For a contemporary Catholic, this passage issues a double challenge. First, it warns against the spiritual danger of interpreting others' suffering as proof of their sin. When a colleague loses their job, when a friend faces illness or divorce, when a family member struggles with addiction, the temptation to Eliphaz's logic is real and subtle: "There must be something they did." Catholic tradition, grounded in the Cross, rejects this calculus. Suffering is not always a moral ledger.
Second, the specific charges Eliphaz invents — taking unfair pledges, withholding water from the thirsty, favoring the powerful, sending widows away empty — are an exact mirror of the Corporal Works of Mercy. The Catholic reader is invited to ask: could these charges, false for Job, be true of me? Do I advocate for fair wages and lending practices? Do I give generously of time and resources to those who are weary? Do I support or ignore systems that privilege the powerful? The irony of Eliphaz's false accusation is that it names real sins that are all too possible. Job's refutation of these charges in chapter 31 can serve as an examination of conscience for the socially active Catholic life.

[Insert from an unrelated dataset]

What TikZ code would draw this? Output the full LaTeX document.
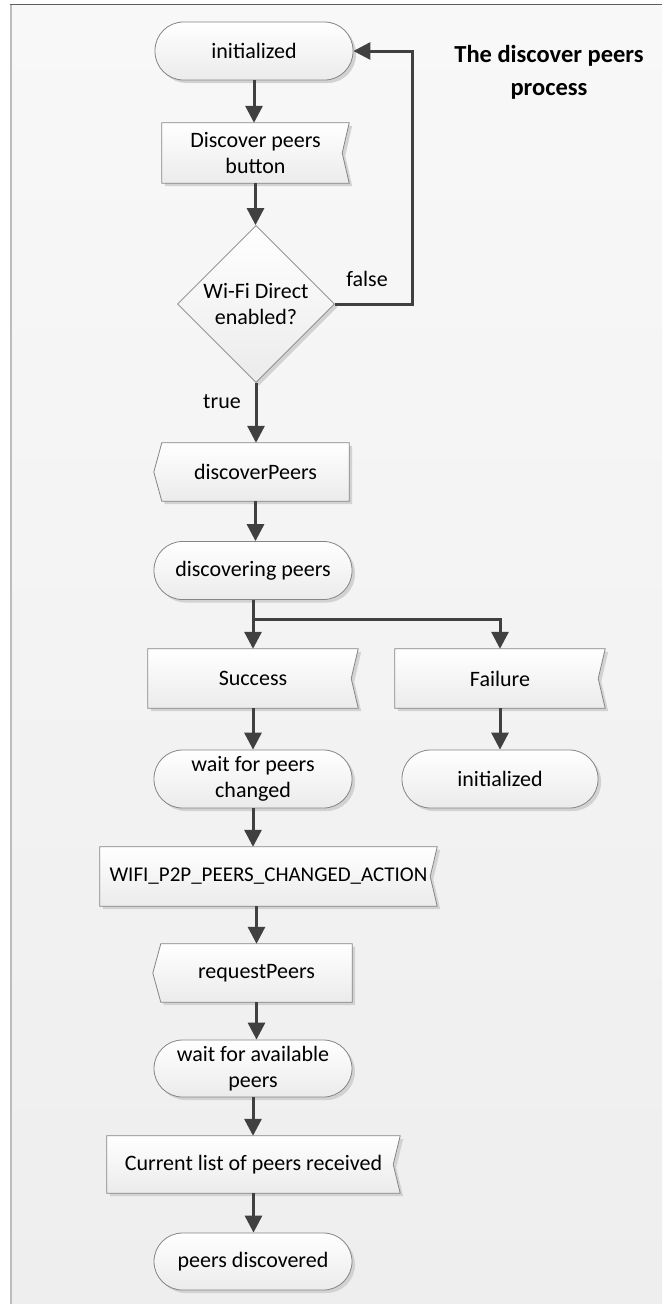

Verses 10–11 — "Therefore snares are around you… darkness so that you cannot see" The consequences Eliphaz describes — snares (pachîm, traps), sudden terror, and impenetrable darkness — employ the classic vocabulary of divine judgment in Wisdom and prophetic literature. "Darkness" in Hebrew cosmology represents chaos, divine abandonment, and the realm of death (Sheol). Eliphaz presents Job's sufferings not as a mystery but as a transparent moral ledger: great sin produces great punishment. The spiritual irony is devastating — Job does walk in darkness (cf. Job 23:17), but not because of guilt. His darkness is the darkness of innocent suffering, which is itself a participation in something the theology of retribution cannot explain.